I’ve been looking at the profile of our traffic. On our biggest site, the top 50 pages account for more than 50% of our traffic. Across all four sites, our top 100 pages account for 50% of total pageviews.
Getting this data out of Google Analytics was easy. To start with I went to the Content > Site Content > Pages report, switched the view to percentage, and added the percentages for our top 10 then top 50 pages with a calculator.
To get data for all our sites, I used this trick to export the data for all our sites. I had to use the old interface to do this, then Content > Top Content. I combined all the data into a single sheet in LibreOffice Calc, added a row for the site domain and one for the total pageviews on that site.
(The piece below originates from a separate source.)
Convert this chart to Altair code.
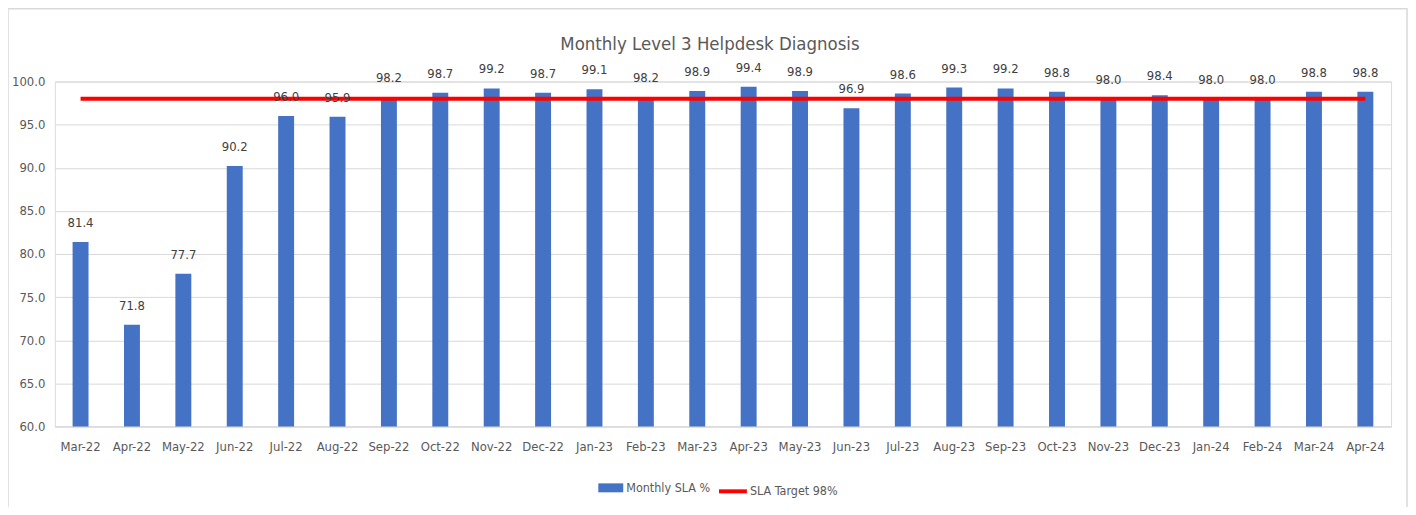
import altair as alt
import pandas as pd

months = ["Mar-22", "Apr-22", "May-22", "Jun-22", "Jul-22", "Aug-22", "Sep-22", "Oct-22",
          "Nov-22", "Dec-22", "Jan-23", "Feb-23", "Mar-23", "Apr-23", "May-23", "Jun-23",
          "Jul-23", "Aug-23", "Sep-23", "Oct-23", "Nov-23", "Dec-23", "Jan-24", "Feb-24",
          "Mar-24", "Apr-24"]
sla_values = [81.4, 71.8, 77.7, 90.2, 96.0, 95.9, 98.2, 98.7, 99.2, 98.7, 99.1, 98.2, 98.9,
              99.4, 98.9, 96.9, 98.6, 99.3, 99.2, 98.8, 98.0, 98.4, 98.0, 98.0, 98.8, 98.8]
target_values = [98.0] * len(months)
y_ticks = [60, 65, 70, 75, 80, 85, 90, 95, 100]

bar_name = "Monthly SLA %"
line_name = "SLA Target 98%"

df = pd.DataFrame({
    "month": months,
    "value": sla_values,
    "target": target_values,
    "bar_series": [bar_name] * len(months),
    "line_series": [line_name] * len(months),
})

FONT = "Liberation Sans Narrow, DejaVu Sans Condensed, Liberation Sans, sans-serif"
GRAY = "#595959"
W, H = 1340, 346
PAD_L, PAD_T, PAD_R, PAD_B = 47, 73, 17, 80

x_enc = alt.X("month:N", sort=months, title=None,
              scale=alt.Scale(paddingInner=0.69, paddingOuter=0.345),
              axis=alt.Axis(labelAngle=0, ticks=False, domain=True, domainColor="#d9d9d9",
                            labelPadding=14, labelFontSize=13, labelColor=GRAY, labelFont=FONT,
                            grid=False))
y_scale = alt.Scale(domain=[60, 100], nice=False, zero=False)

base = alt.Chart(df)

frame = alt.Chart(pd.DataFrame({"k": [0]})).mark_rect(
    fill="transparent", stroke="#d9d9d9", strokeWidth=1.5
).encode(
    x=alt.value(-PAD_L), x2=alt.value(W + 16),
    y=alt.value(-PAD_T), y2=alt.value(H + 200)
)

bars = base.mark_bar(clip=True, color="#4472C4").encode(
    x=x_enc,
    y=alt.Y("value:Q", scale=y_scale, title=None,
            axis=alt.Axis(values=y_ticks, format=".1f", ticks=False, domain=False,
                          labelPadding=10, gridColor="#d9d9d9", labelFontSize=13,
                          labelColor=GRAY, labelFont=FONT)),
    color=alt.Color("bar_series:N",
                    scale=alt.Scale(domain=[bar_name], range=["#4472C4"]),
                    legend=alt.Legend(orient="none", legendX=545, legendY=395, title=None,
                                      symbolType="M-1,-0.36L1,-0.36L1,0.36L-1,0.36Z",
                                      symbolSize=625, symbolStrokeWidth=0,
                                      labelFontSize=12.5, labelColor=GRAY, labelFont=FONT,
                                      labelOffset=3, padding=0)),
)

line = base.mark_line(strokeWidth=4, strokeCap="butt").encode(
    x=alt.X("month:N", sort=months),
    y=alt.Y("target:Q", scale=y_scale),
    stroke=alt.Stroke("line_series:N",
                      scale=alt.Scale(domain=[line_name], range=["#FF0000"]),
                      legend=alt.Legend(orient="none", legendX=664, legendY=395, title=None,
                                        symbolType="stroke", symbolStrokeWidth=4,
                                        symbolSize=784,
                                        labelFontSize=12.5, labelColor=GRAY, labelFont=FONT,
                                        labelOffset=1, padding=0)),
)

labels = base.mark_text(dy=-19, color="#404040", fontSize=13, font=FONT, baseline="middle").encode(
    x=alt.X("month:N", sort=months),
    y=alt.Y("value:Q", scale=y_scale),
    text=alt.Text("value:Q", format=".1f"),
)

chart = alt.layer(frame, bars, line, labels).properties(
    width=W, height=H,
    title=alt.TitleParams("Monthly Level 3 Helpdesk Diagnosis", fontSize=18.5, color=GRAY,
                          font=FONT, fontWeight="normal", frame="group", anchor="middle",
                          baseline="alphabetic", offset=-61, dx=-13),
    autosize=alt.AutoSizeParams(type="none"),
    padding={"left": PAD_L, "top": PAD_T, "right": PAD_R, "bottom": PAD_B},
).resolve_scale(
    color="independent"
).configure_view(stroke=None).configure(background="white")

chart.save("out.html", embed_options={"renderer": "svg", "actions": False})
That allowed me to graph percentage of total traffic for our most popular pages.
I graphed our traffic with a log scale, and it looks a lot like the graphs from the Long Tail.
Our pages are around 10K. So a quick calculation suggests that (allowing 100% extra for Varnish overhead) we could serve 50% of our total traffic from 2MiB of cached data, or 80% of our traffic from 12.5MiB (640 pages, 20KiB per page). That puts an interesting spin on the idea of using a varnish cache.
I wonder how our traffic profile compares to that of other sites. I’d imagine some sites are more niche, with less traffic in the “head” and more in the “tail”. In those cases, caching might provide less of a performance boost.
This also got me thinking about benchmarking cache performance. I’ll think about it and write more in a later post.
Update: Another couple of perspectives. We have fewer than 500 pages out of a total 12k which get more than a 100 pageviews per month (3 per day). If we can serve 80% of traffic from 12.5MiB of cached data, in economic terms that’s £7/month!